セカンドラボ株式会社は、2018年6月、自社が運営するサイトを利用している全国の介護施設を対象に、外国人労働者の採用についてアンケート調査を実施行った(有効回答数は151件)。
5割以上が読み書きできる日本語能力を求める。外国人介護労働者の採用についての調査

冒頭の設問「外国人介護労働者の採用状況」の結果は以下の通りで、介護施設の約4分の1で外国人が活躍していることが分かった。

・すでに採用している(24%)
・今後採用を検討している(38%)
・採用の予定はない(38%)

続いて、「外国人介護労働者の雇用に関する不安や過去に起こったトラブル」を選択肢から複数回答してもらい、その中から上位3項目を紹介する。

言葉・コミュニケーションの問題(51%)
文化・価値観の違い(23%)
日本語能力向上のための指導体制(13%)

調査はここで、約半数が不安やトラブルに挙げた「言葉・コミュニケーションの問題」について掘り下げており、「外国人介護労働者を採用する際に求める日本語の能力」について、「会話能力」、「読む能力」、「書く能力」といった3つの観点で、それぞれに該当する項目を選んでもらっている。

▼求める日本語の「会話能力」
・仕事上必要な日本語を話すことができる(51%)
・日常会話ができる(46%)
・かんたんな挨拶ができる(3%)

▼求める日本語の「読む能力」
・業務日報や介護記録などを読むことができる(59%)
・ひらがな、カタカナを読むことができる(23%)
・漢字を読むことができる(16%)
・日本語を読めなくても大丈夫(2%)

▼求める日本語の「書く能力」
・業務日報や介護記録などを書くことができる(53%)
・ひらがな、カタカナを書くことができる(34%)
・漢字を書くことができる(11%)
・日本語を書けなくても大丈夫(1%)

この結果で注目したいのは、現場でのスムーズな業務遂行に直結する「会話能力」のみならず、業務日報や介護記録を付けることに関する高度な「読む能力」(59%)と、「書く能力」(53%)を半数以上の介護施設が求めていることだ。
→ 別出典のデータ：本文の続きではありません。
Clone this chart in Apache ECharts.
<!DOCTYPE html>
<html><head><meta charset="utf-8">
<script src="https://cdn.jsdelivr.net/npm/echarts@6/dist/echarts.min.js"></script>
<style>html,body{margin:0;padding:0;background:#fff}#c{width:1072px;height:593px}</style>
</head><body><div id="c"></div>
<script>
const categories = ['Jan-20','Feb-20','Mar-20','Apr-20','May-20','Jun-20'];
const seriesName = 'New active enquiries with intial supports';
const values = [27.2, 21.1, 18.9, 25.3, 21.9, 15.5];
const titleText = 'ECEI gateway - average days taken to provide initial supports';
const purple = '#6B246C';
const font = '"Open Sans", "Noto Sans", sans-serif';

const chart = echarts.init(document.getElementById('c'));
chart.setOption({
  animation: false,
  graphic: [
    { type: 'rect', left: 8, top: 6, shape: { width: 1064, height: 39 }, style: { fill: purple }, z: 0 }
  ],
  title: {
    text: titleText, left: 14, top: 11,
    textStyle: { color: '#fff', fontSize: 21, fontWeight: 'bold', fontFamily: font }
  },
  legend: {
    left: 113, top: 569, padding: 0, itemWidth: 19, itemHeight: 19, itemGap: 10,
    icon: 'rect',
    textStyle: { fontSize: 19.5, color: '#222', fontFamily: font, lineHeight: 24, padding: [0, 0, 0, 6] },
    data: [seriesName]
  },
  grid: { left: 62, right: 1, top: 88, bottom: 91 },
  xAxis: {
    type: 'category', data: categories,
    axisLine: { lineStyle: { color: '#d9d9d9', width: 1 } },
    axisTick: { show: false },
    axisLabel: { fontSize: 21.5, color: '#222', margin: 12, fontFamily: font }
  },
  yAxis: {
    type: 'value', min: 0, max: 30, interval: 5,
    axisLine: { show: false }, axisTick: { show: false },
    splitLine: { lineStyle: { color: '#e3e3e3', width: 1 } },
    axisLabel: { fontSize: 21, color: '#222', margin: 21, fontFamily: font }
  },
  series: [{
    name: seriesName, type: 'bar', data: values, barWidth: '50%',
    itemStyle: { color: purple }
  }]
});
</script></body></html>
介護記録の整備は、施設運営基準の一つとして厚労省により定められており、利用者の情報を職員間で共有するのに不可欠なのはもちろん、事故やトラブルを未然に防ぐ観点からも重要だといえよう。

次に、「外国人介護労働者の採用の条件」について複数回答で尋ねたところ、上位3項目は以下の通りであった。

永住権を持つ外国人(43%)
在留資格「介護」を取得している外国人(35%)
EPA介護福祉士(32%)

採用の条件については、永住権を持つ外国人介護労働者へのニーズが43%と最も高かった。一定の事業所からは、「介護分野の外国人技能実習制度が既にスタートしているが、出来ることなら在住資格がある外国人の採用を進めていきたい」という声もあった。

一方で、これらの資格の「違いがよくわからない」という事業所も12%あり、わかりやすく活用しやすい制度設計がなされているとはまだ言えないようだ。
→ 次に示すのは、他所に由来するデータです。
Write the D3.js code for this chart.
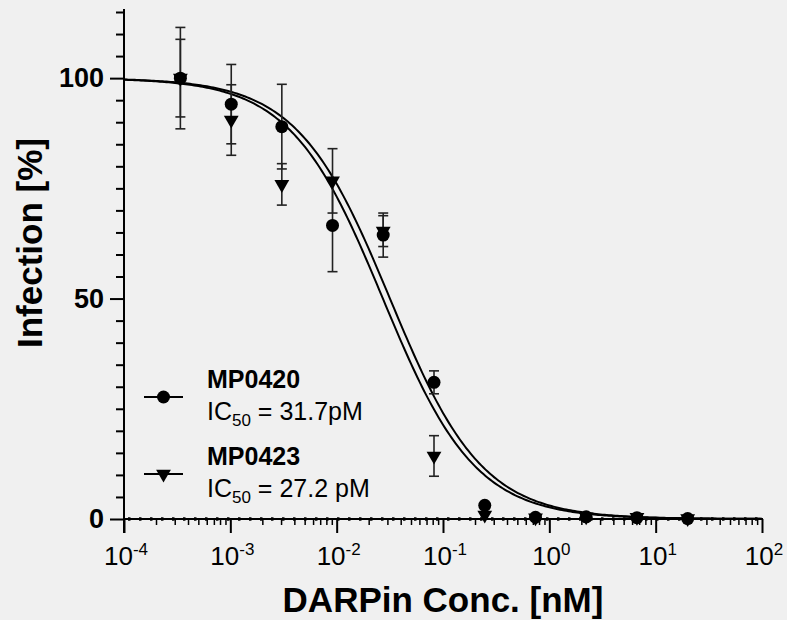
<!DOCTYPE html>
<html>
<head>
<meta charset="utf-8">
<script src="https://cdn.jsdelivr.net/npm/d3@7"></script>
<style>
  body { margin: 0; background: #f0f0f0; }
  svg { display: block; font-family: "Liberation Sans", Arial, sans-serif; }
</style>
</head>
<body>
<div id="chart"></div>
<script>
// concentrations in nM (3-fold dilution series)
var conc = [0.000339, 0.00102, 0.00305, 0.00914, 0.0274, 0.0823, 0.247, 0.741, 2.22, 6.67, 20];

var mp0420 = [100.0, 94.1, 89.0, 66.6, 64.4, 31.0, 3.1, 0.4, 0.5, 0.3, 0.1];
var mp0420Err = [11.5, 9.0, 9.6, 10.5, 5.0, 2.6, 0, 0, 0, 0, 0];

var mp0423 = [100.0, 90.5, 75.9, 76.7, 65.3, 14.3, 0.9, 0.3, 0.5, 0.4, 0.1];
var mp0423Err = [8.8, 8.0, 4.7, 7.3, 3.5, 4.6, 0, 0, 0, 0, 0];

// fitted curves: IC50 in nM, hill slope
var seriesNames = ['MP0420', 'MP0423'];
var ic50 = [0.0317, 0.0272];
var hill = [1.0, 1.0];
var ic50Labels = ['31.7pM', '27.2 pM'];

var xTicks = [1e-4, 1e-3, 1e-2, 1e-1, 1e0, 1e1, 1e2];
var xTickExp = ['-4', '-3', '-2', '-1', '0', '1', '2'];
var yTicks = [0, 50, 100];

var width = 787, height = 620;

var svg = d3.select('#chart').append('svg')
  .attr('width', width)
  .attr('height', height);

svg.append('rect')
  .attr('width', width)
  .attr('height', height)
  .attr('fill', '#f0f0f0');

var x = d3.scaleLog().domain([1e-4, 1e2]).range([124, 762]);
var y = d3.scaleLinear().domain([0, 115]).range([519, 12]);

// y axis
var minorY = d3.range(0, 116, 5).filter(function (d) { return d % 50 !== 0; });

svg.append('g')
  .attr('transform', 'translate(124,0)')
  .call(d3.axisLeft(y).tickValues(minorY).tickSize(8).tickFormat(''))
  .call(function (g) { g.select('.domain').remove(); })
  .selectAll('line').attr('stroke', '#000').attr('stroke-width', 2);

var yAxis = svg.append('g')
  .attr('transform', 'translate(124,0)')
  .call(d3.axisLeft(y).tickValues(yTicks).tickSize(14).tickPadding(6));
yAxis.select('.domain').remove();
yAxis.selectAll('line').attr('stroke', '#000').attr('stroke-width', 2);
yAxis.selectAll('text')
  .attr('font-size', 27)
  .attr('font-weight', 'bold')
  .attr('font-family', '"Liberation Sans", Arial, sans-serif')
  .attr('fill', '#000');

svg.append('line')
  .attr('x1', 124).attr('x2', 124)
  .attr('y1', 9).attr('y2', 533)
  .attr('stroke', '#000').attr('stroke-width', 2);

// x axis
var minorX = [];
xTicks.slice(0, -1).forEach(function (t) {
  for (var k = 2; k < 10; k++) minorX.push(t * k);
});

svg.append('g')
  .attr('transform', 'translate(0,519)')
  .call(d3.axisBottom(x).tickValues(minorX).tickSize(6).tickFormat(''))
  .call(function (g) { g.select('.domain').remove(); })
  .selectAll('line').attr('stroke', '#000').attr('stroke-width', 1.5);

var xAxis = svg.append('g')
  .attr('transform', 'translate(0,519)')
  .call(d3.axisBottom(x).tickValues(xTicks).tickSize(14).tickFormat(''));
xAxis.select('.domain').remove();
xAxis.selectAll('line').attr('stroke', '#000').attr('stroke-width', 2);

svg.append('line')
  .attr('x1', 124).attr('x2', 763)
  .attr('y1', 519).attr('y2', 519)
  .attr('stroke', '#000').attr('stroke-width', 2);

// dotted zero line on top of axis
svg.append('line')
  .attr('x1', 128).attr('x2', 762)
  .attr('y1', 519).attr('y2', 519)
  .attr('stroke', '#000').attr('stroke-width', 3.5)
  .attr('stroke-dasharray', '2.5,8.5');

var xLabels = svg.append('g').selectAll('text')
  .data(xTicks)
  .enter()
  .append('text')
  .attr('x', function (d) { return x(d) + 2; })
  .attr('y', 565)
  .attr('text-anchor', 'middle')
  .attr('font-size', 26)
  .attr('fill', '#000');
xLabels.append('tspan').text('10');
xLabels.append('tspan')
  .attr('font-size', 17)
  .attr('dy', -10)
  .text(function (d, i) { return xTickExp[i]; });

// axis titles
svg.append('text')
  .attr('x', 443)
  .attr('y', 612)
  .attr('text-anchor', 'middle')
  .attr('font-size', 35)
  .attr('font-weight', 'bold')
  .text('DARPin Conc. [nM]');

svg.append('text')
  .attr('transform', 'translate(42,243) rotate(-90)')
  .attr('text-anchor', 'middle')
  .attr('font-size', 35)
  .attr('font-weight', 'bold')
  .text('Infection [%]');

// fitted curves
var curveX = d3.range(-4, 2.001, 0.02).map(function (e) { return Math.pow(10, e); });

ic50.forEach(function (c, i) {
  var line = d3.line()
    .x(function (d) { return x(d); })
    .y(function (d) { return y(100 / (1 + Math.pow(d / c, hill[i]))); });
  svg.append('path')
    .datum(curveX)
    .attr('d', line)
    .attr('fill', 'none')
    .attr('stroke', '#000')
    .attr('stroke-width', 2);
});

// error bars
function errorBars(vals, errs) {
  var g = svg.append('g').attr('stroke', '#222').attr('stroke-width', 1.6);
  vals.forEach(function (v, i) {
    if (!errs[i]) return;
    var cx = x(conc[i]);
    g.append('line')
      .attr('x1', cx).attr('x2', cx)
      .attr('y1', y(v - errs[i])).attr('y2', y(v + errs[i]));
    [v - errs[i], v + errs[i]].forEach(function (e) {
      g.append('line')
        .attr('x1', cx - 5).attr('x2', cx + 5)
        .attr('y1', y(e)).attr('y2', y(e));
    });
  });
}
errorBars(mp0420, mp0420Err);
errorBars(mp0423, mp0423Err);

var tri = d3.symbol().type(d3.symbolTriangle).size(95);

svg.append('g').selectAll('path')
  .data(mp0423)
  .enter()
  .append('path')
  .attr('d', tri)
  .attr('transform', function (d, i) { return 'translate(' + x(conc[i]) + ',' + y(d) + ') rotate(180)'; })
  .attr('fill', '#000');

svg.append('g').selectAll('circle')
  .data(mp0420)
  .enter()
  .append('circle')
  .attr('cx', function (d, i) { return x(conc[i]); })
  .attr('cy', function (d) { return y(d); })
  .attr('r', 6.5)
  .attr('fill', '#000');

// legend
var legendY = [397, 474];
var textY = [388, 465];

legendY.forEach(function (ly, i) {
  svg.append('line')
    .attr('x1', 144).attr('x2', 183)
    .attr('y1', ly).attr('y2', ly)
    .attr('stroke', '#000').attr('stroke-width', 2);
  if (i === 0) {
    svg.append('circle').attr('cx', 163.5).attr('cy', ly).attr('r', 6.5).attr('fill', '#000');
  } else {
    svg.append('path').attr('d', tri)
      .attr('transform', 'translate(163.5,' + ly + ') rotate(180)')
      .attr('fill', '#000');
  }
  svg.append('text')
    .attr('x', 207).attr('y', textY[i])
    .attr('font-size', 25)
    .attr('font-weight', 'bold')
    .text(seriesNames[i]);
  var t = svg.append('text')
    .attr('x', 207).attr('y', textY[i] + 32)
    .attr('font-size', 25);
  t.append('tspan').text('IC');
  t.append('tspan').attr('font-size', 17).attr('dy', 6).text('50');
  t.append('tspan').attr('dy', -6).text(' = ' + ic50Labels[i]);
});
</script>
</body>
</html>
【外国人介護労働者の受け入れについて、事業所の意見】(一部抜粋)
・人手が欲しいが、最低限の読み書きが出来ないと、外国人の方に介護職として勤務して頂くのも難しい。
・高齢者の中には、戦争経験者もおり、利用者が外国人を嫌がる傾向があるため採用の予定がない。
・文化と言葉の壁が非常に大きい。利用者だけでなく職員間ともコミュニケーションは非常に重要。技術や知識(資格)はその後のこと。


厚生労働省によると、2025年には75歳以上の後期高齢者の全人口に対する割合が18パーセントを超え、65歳以上の前期高齢者を含めた高齢者の割合は30パーセントを超えるという。これにより介護・医療費などの社会保障費の急増が懸念される問題を、“2025年問題”と呼ぶ。

この2025年問題に備え、政府は2019年4月以降の技能実習制度の改正を検討するなど、外国人労働者の受け入れに対する期待感が高まりつつある。しかし今回の調査結果を見ると、今後の外国人介護労働者の採用には、日本語コミュニケーションの教育が大きな課題となりそうだ。